At the end of the war, she had travelled to India, Burma, Singapore and Hong Kong with the Women’s Voluntary Services Overseas to work in leave centers for Allied soldiers.

At the end of her two-year contract, she had travelled to Shanghai, Yokohama, Honolulu, San Francisco, and finally entered Canada through a border crossing housed in a wooden shack in White Rock.

She had travelled to Montreal by train and worked as a bookkeeper, before meeting Arthur at the Royal Overseas Club in Toronto.

She had caught his attention because of a story she was telling about Allied engineers blowing up a Japanese victory monument set up in Singapore earlier in the war.

He had been there and witnessed the same explosion. They married in 1956.

Kaye Holmes was a stranger to me, but for a few minutes one day in November, I caught a glimpse of her remarkable story.

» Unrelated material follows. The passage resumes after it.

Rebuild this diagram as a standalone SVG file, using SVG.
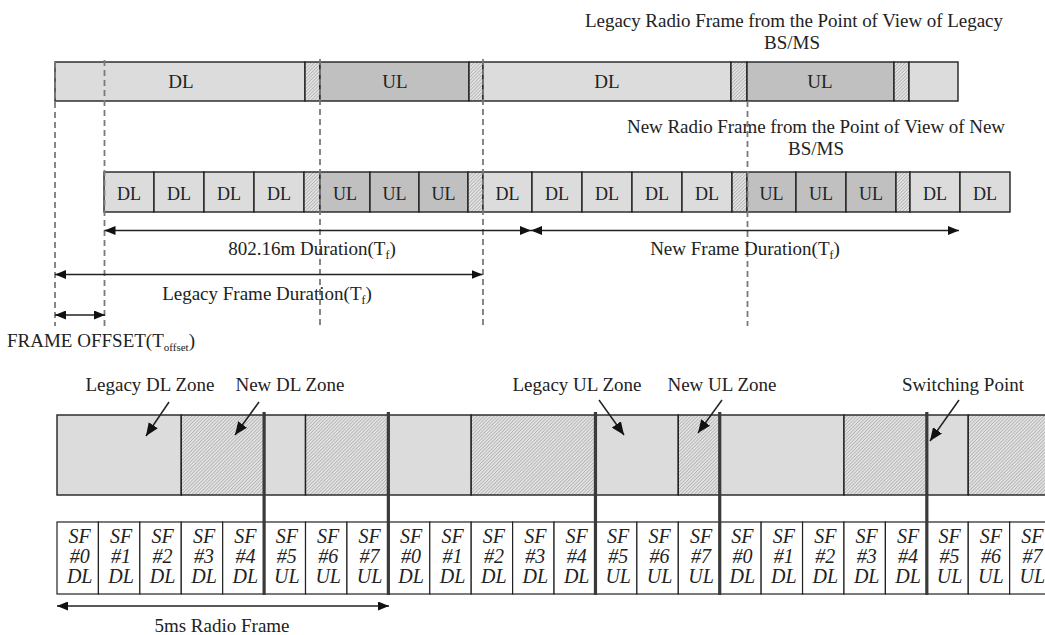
<svg xmlns="http://www.w3.org/2000/svg" width="1045" height="635" viewBox="0 0 1045 635">
<style>
.t{font-family:"Liberation Serif","Times New Roman",serif;font-size:19px;fill:#222}
.m{text-anchor:middle}
.c{font-size:18px;text-anchor:middle}
.sf{font-style:italic;font-size:20px;text-anchor:middle}
.dl{fill:#dcdcdc;stroke:#222;stroke-width:1.4}
.ul{fill:#c0c0c0;stroke:#222;stroke-width:1.4}
.h{fill:url(#hatch);stroke:#222;stroke-width:1.4}
.w{fill:#fff;stroke:#222;stroke-width:1.2}
.dash{stroke:#7a7a7a;stroke-width:1.8;stroke-dasharray:6 4;fill:none}
.a1{stroke:#222;stroke-width:1.5;fill:none;marker-end:url(#ap)}
.a2{stroke:#222;stroke-width:1.5;fill:none;marker-start:url(#ah);marker-end:url(#ah)}
.thick{stroke:#3a3a3a;stroke-width:3.2}
</style>
<defs>
<pattern id="hatch" patternUnits="userSpaceOnUse" width="2.4" height="2.4" patternTransform="rotate(45)">
<rect width="2.4" height="2.4" fill="#e2e2e2"/>
<line x1="0.4" y1="0" x2="0.4" y2="2.4" stroke="#a0a0a0" stroke-width="0.6"/>
</pattern>
<marker id="ah" viewBox="0 0 11 9" refX="11" refY="4.5" markerWidth="11" markerHeight="9" markerUnits="userSpaceOnUse" orient="auto-start-reverse">
<path d="M0,0 L11,4.5 L0,9 z" fill="#111"/>
</marker>
<marker id="ap" viewBox="0 0 13 11" refX="13" refY="5.5" markerWidth="13" markerHeight="11" markerUnits="userSpaceOnUse" orient="auto">
<path d="M0,0 L13,5.5 L0,11 z" fill="#111"/>
</marker>
</defs>
<rect width="1045" height="635" fill="#fff"/>

<g id="legacy-frame">
<text class="t m" x="794" y="27" textLength="418" lengthAdjust="spacing">Legacy Radio Frame from the Point of View of Legacy</text>
<text class="t m" x="792" y="49">BS/MS</text>
<rect class="dl" x="55" y="62" width="250" height="39"/>
<rect class="h" x="305" y="62" width="15" height="39"/>
<rect class="ul" x="320" y="62" width="149" height="39"/>
<rect class="h" x="469" y="62" width="14" height="39"/>
<rect class="dl" x="483" y="62" width="248" height="39"/>
<rect class="h" x="731" y="62" width="16" height="39"/>
<rect class="ul" x="747" y="62" width="147" height="39"/>
<rect class="h" x="894" y="62" width="15" height="39"/>
<rect class="dl" x="909" y="62" width="49" height="39"/>
<text class="t m" x="181" y="88">DL</text>
<text class="t m" x="395" y="88">UL</text>
<text class="t m" x="607" y="88">DL</text>
<text class="t m" x="820" y="88">UL</text>
</g>

<g id="new-frame">
<text class="t m" x="816" y="133" textLength="378" lengthAdjust="spacing">New Radio Frame from the Point of View of New</text>
<text class="t m" x="816" y="155">BS/MS</text>
<rect class="dl" x="104" y="172" width="50" height="40"/>
<rect class="dl" x="154" y="172" width="50" height="40"/>
<rect class="dl" x="204" y="172" width="50" height="40"/>
<rect class="dl" x="254" y="172" width="50" height="40"/>
<rect class="h" x="304" y="172" width="16" height="40"/>
<rect class="ul" x="320" y="172" width="50" height="40"/>
<rect class="ul" x="370" y="172" width="49" height="40"/>
<rect class="ul" x="419" y="172" width="49" height="40"/>
<rect class="h" x="468" y="172" width="15" height="40"/>
<rect class="dl" x="483" y="172" width="49" height="40"/>
<rect class="dl" x="532" y="172" width="50" height="40"/>
<rect class="dl" x="582" y="172" width="50" height="40"/>
<rect class="dl" x="632" y="172" width="50" height="40"/>
<rect class="dl" x="682" y="172" width="50" height="40"/>
<rect class="h" x="732" y="172" width="15" height="40"/>
<rect class="ul" x="747" y="172" width="49" height="40"/>
<rect class="ul" x="796" y="172" width="50" height="40"/>
<rect class="ul" x="846" y="172" width="50" height="40"/>
<rect class="h" x="896" y="172" width="14" height="40"/>
<rect class="dl" x="910" y="172" width="50" height="40"/>
<rect class="dl" x="960" y="172" width="50" height="40"/>
<text class="t c" x="129" y="200">DL</text>
<text class="t c" x="179" y="200">DL</text>
<text class="t c" x="229" y="200">DL</text>
<text class="t c" x="279" y="200">DL</text>
<text class="t c" x="345" y="200">UL</text>
<text class="t c" x="394.5" y="200">UL</text>
<text class="t c" x="443.5" y="200">UL</text>
<text class="t c" x="507.5" y="200">DL</text>
<text class="t c" x="557" y="200">DL</text>
<text class="t c" x="607" y="200">DL</text>
<text class="t c" x="657" y="200">DL</text>
<text class="t c" x="707" y="200">DL</text>
<text class="t c" x="771.5" y="200">UL</text>
<text class="t c" x="821" y="200">UL</text>
<text class="t c" x="871" y="200">UL</text>
<text class="t c" x="935" y="200">DL</text>
<text class="t c" x="985" y="200">DL</text>
</g>

<g id="guides">
<line class="dash" x1="55" y1="62" x2="55" y2="326"/>
<line class="dash" x1="104.5" y1="60" x2="104.5" y2="326"/>
<line class="dash" x1="320" y1="59" x2="320" y2="326"/>
<line class="dash" x1="483" y1="59" x2="483" y2="326"/>
<line class="dash" x1="747.5" y1="101" x2="747.5" y2="326"/>
</g>

<g id="duration-labels">
<text class="t m" x="312" y="255">802.16m Duration(T<tspan font-size="12" dy="4">f</tspan><tspan dy="-4">)</tspan></text>
<text class="t m" x="745" y="255">New Frame Duration(T<tspan font-size="12" dy="4">f</tspan><tspan dy="-4">)</tspan></text>
<text class="t m" x="267" y="300">Legacy Frame Duration(T<tspan font-size="12" dy="4">f</tspan><tspan dy="-4">)</tspan></text>
<text class="t" x="7" y="347">FRAME OFFSET(T<tspan font-size="11" dy="4">offset</tspan><tspan dy="-4">)</tspan></text>
</g>

<g id="zones">
<rect class="dl" x="57" y="415" width="124.26" height="80"/>
<rect class="h" x="181.26" y="415" width="82.84" height="80"/>
<rect class="dl" x="264.1" y="415" width="41.42" height="80"/>
<rect class="h" x="305.52" y="415" width="82.84" height="80"/>
<rect class="dl" x="388.36" y="415" width="82.84" height="80"/>
<rect class="h" x="471.2" y="415" width="124.26" height="80"/>
<rect class="dl" x="595.46" y="415" width="82.84" height="80"/>
<rect class="h" x="678.3" y="415" width="41.42" height="80"/>
<rect class="dl" x="719.72" y="415" width="124.26" height="80"/>
<rect class="h" x="843.98" y="415" width="82.84" height="80"/>
<rect class="dl" x="926.82" y="415" width="41.42" height="80"/>
<rect class="h" x="968.24" y="415" width="90" height="80"/>
<text class="t m" x="150" y="391">Legacy DL Zone</text>
<text class="t m" x="290" y="391">New DL Zone</text>
<text class="t m" x="577" y="391">Legacy UL Zone</text>
<text class="t m" x="722" y="391">New UL Zone</text>
<text class="t m" x="963" y="391">Switching Point</text>
</g>

<g id="subframes">
<rect class="w" x="57" y="522" width="41.42" height="72"/>
<rect class="w" x="98.42" y="522" width="41.42" height="72"/>
<rect class="w" x="139.84" y="522" width="41.42" height="72"/>
<rect class="w" x="181.26" y="522" width="41.42" height="72"/>
<rect class="w" x="222.68" y="522" width="41.42" height="72"/>
<rect class="w" x="264.1" y="522" width="41.42" height="72"/>
<rect class="w" x="305.52" y="522" width="41.42" height="72"/>
<rect class="w" x="346.94" y="522" width="41.42" height="72"/>
<rect class="w" x="388.36" y="522" width="41.42" height="72"/>
<rect class="w" x="429.78" y="522" width="41.42" height="72"/>
<rect class="w" x="471.2" y="522" width="41.42" height="72"/>
<rect class="w" x="512.62" y="522" width="41.42" height="72"/>
<rect class="w" x="554.04" y="522" width="41.42" height="72"/>
<rect class="w" x="595.46" y="522" width="41.42" height="72"/>
<rect class="w" x="636.88" y="522" width="41.42" height="72"/>
<rect class="w" x="678.3" y="522" width="41.42" height="72"/>
<rect class="w" x="719.72" y="522" width="41.42" height="72"/>
<rect class="w" x="761.14" y="522" width="41.42" height="72"/>
<rect class="w" x="802.56" y="522" width="41.42" height="72"/>
<rect class="w" x="843.98" y="522" width="41.42" height="72"/>
<rect class="w" x="885.4" y="522" width="41.42" height="72"/>
<rect class="w" x="926.82" y="522" width="41.42" height="72"/>
<rect class="w" x="968.24" y="522" width="41.42" height="72"/>
<rect class="w" x="1009.66" y="522" width="41.42" height="72"/>
<text class="t sf" y="543"><tspan x="79.7">SF</tspan><tspan x="79.7" y="563">#0</tspan><tspan x="79.7" y="583">DL</tspan></text>
<text class="t sf" y="543"><tspan x="121.1">SF</tspan><tspan x="121.1" y="563">#1</tspan><tspan x="121.1" y="583">DL</tspan></text>
<text class="t sf" y="543"><tspan x="162.5">SF</tspan><tspan x="162.5" y="563">#2</tspan><tspan x="162.5" y="583">DL</tspan></text>
<text class="t sf" y="543"><tspan x="204">SF</tspan><tspan x="204" y="563">#3</tspan><tspan x="204" y="583">DL</tspan></text>
<text class="t sf" y="543"><tspan x="245.4">SF</tspan><tspan x="245.4" y="563">#4</tspan><tspan x="245.4" y="583">DL</tspan></text>
<text class="t sf" y="543"><tspan x="286.8">SF</tspan><tspan x="286.8" y="563">#5</tspan><tspan x="286.8" y="583">UL</tspan></text>
<text class="t sf" y="543"><tspan x="328.2">SF</tspan><tspan x="328.2" y="563">#6</tspan><tspan x="328.2" y="583">UL</tspan></text>
<text class="t sf" y="543"><tspan x="369.6">SF</tspan><tspan x="369.6" y="563">#7</tspan><tspan x="369.6" y="583">UL</tspan></text>
<text class="t sf" y="543"><tspan x="411.1">SF</tspan><tspan x="411.1" y="563">#0</tspan><tspan x="411.1" y="583">DL</tspan></text>
<text class="t sf" y="543"><tspan x="452.5">SF</tspan><tspan x="452.5" y="563">#1</tspan><tspan x="452.5" y="583">DL</tspan></text>
<text class="t sf" y="543"><tspan x="493.9">SF</tspan><tspan x="493.9" y="563">#2</tspan><tspan x="493.9" y="583">DL</tspan></text>
<text class="t sf" y="543"><tspan x="535.3">SF</tspan><tspan x="535.3" y="563">#3</tspan><tspan x="535.3" y="583">DL</tspan></text>
<text class="t sf" y="543"><tspan x="576.7">SF</tspan><tspan x="576.7" y="563">#4</tspan><tspan x="576.7" y="583">DL</tspan></text>
<text class="t sf" y="543"><tspan x="618.2">SF</tspan><tspan x="618.2" y="563">#5</tspan><tspan x="618.2" y="583">UL</tspan></text>
<text class="t sf" y="543"><tspan x="659.6">SF</tspan><tspan x="659.6" y="563">#6</tspan><tspan x="659.6" y="583">UL</tspan></text>
<text class="t sf" y="543"><tspan x="701">SF</tspan><tspan x="701" y="563">#7</tspan><tspan x="701" y="583">UL</tspan></text>
<text class="t sf" y="543"><tspan x="742.4">SF</tspan><tspan x="742.4" y="563">#0</tspan><tspan x="742.4" y="583">DL</tspan></text>
<text class="t sf" y="543"><tspan x="783.8">SF</tspan><tspan x="783.8" y="563">#1</tspan><tspan x="783.8" y="583">DL</tspan></text>
<text class="t sf" y="543"><tspan x="825.3">SF</tspan><tspan x="825.3" y="563">#2</tspan><tspan x="825.3" y="583">DL</tspan></text>
<text class="t sf" y="543"><tspan x="866.7">SF</tspan><tspan x="866.7" y="563">#3</tspan><tspan x="866.7" y="583">DL</tspan></text>
<text class="t sf" y="543"><tspan x="908.1">SF</tspan><tspan x="908.1" y="563">#4</tspan><tspan x="908.1" y="583">DL</tspan></text>
<text class="t sf" y="543"><tspan x="949.5">SF</tspan><tspan x="949.5" y="563">#5</tspan><tspan x="949.5" y="583">UL</tspan></text>
<text class="t sf" y="543"><tspan x="990.9">SF</tspan><tspan x="990.9" y="563">#6</tspan><tspan x="990.9" y="583">UL</tspan></text>
<text class="t sf" y="543"><tspan x="1032.4">SF</tspan><tspan x="1032.4" y="563">#7</tspan><tspan x="1032.4" y="583">UL</tspan></text>
<text class="t m" x="222" y="632">5ms Radio Frame</text>
</g>

<g id="switching-lines">
<line class="thick" x1="264.1" y1="412" x2="264.1" y2="595"/>
<line class="thick" x1="388.36" y1="412" x2="388.36" y2="595"/>
<line class="thick" x1="595.46" y1="412" x2="595.46" y2="595"/>
<line class="thick" x1="719.72" y1="412" x2="719.72" y2="595"/>
<line class="thick" x1="926.82" y1="412" x2="926.82" y2="595"/>
</g>

<g id="connectors">
<line class="a2" x1="104.5" y1="230.5" x2="531" y2="230.5"/>
<line class="a2" x1="531" y1="230.5" x2="959" y2="230.5"/>
<line class="a2" x1="55" y1="274.5" x2="482.5" y2="274.5"/>
<line class="a2" x1="55" y1="315" x2="105" y2="315"/>
<line class="a2" x1="57" y1="606" x2="389" y2="606"/>
<line class="a1" x1="169" y1="402" x2="146" y2="436"/>
<line class="a1" x1="259" y1="402" x2="235" y2="435"/>
<line class="a1" x1="599" y1="400" x2="624" y2="435"/>
<line class="a1" x1="722" y1="400" x2="698" y2="433"/>
<line class="a1" x1="959" y1="400" x2="930" y2="441"/>
</g>
</svg>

That’s the special privilege of this job. Every day, we get to meet all kinds of people from all walks of life and share in their stories.

The older I get, the more I believe that’s the only thing that really matters.

Our own stories may not last even 99 years – we can only see so much, do so much in this lifetime.

But with every new story we hear, every new set of eyes we see through, our own story grows too.

Not all will be happy, and we as reporters hear a lot of stories that break our hearts.  

But this time I feel lucky because – for me – Kaye and Arthur Holmes will always be together and smiling in a field of miniature Canadian flags.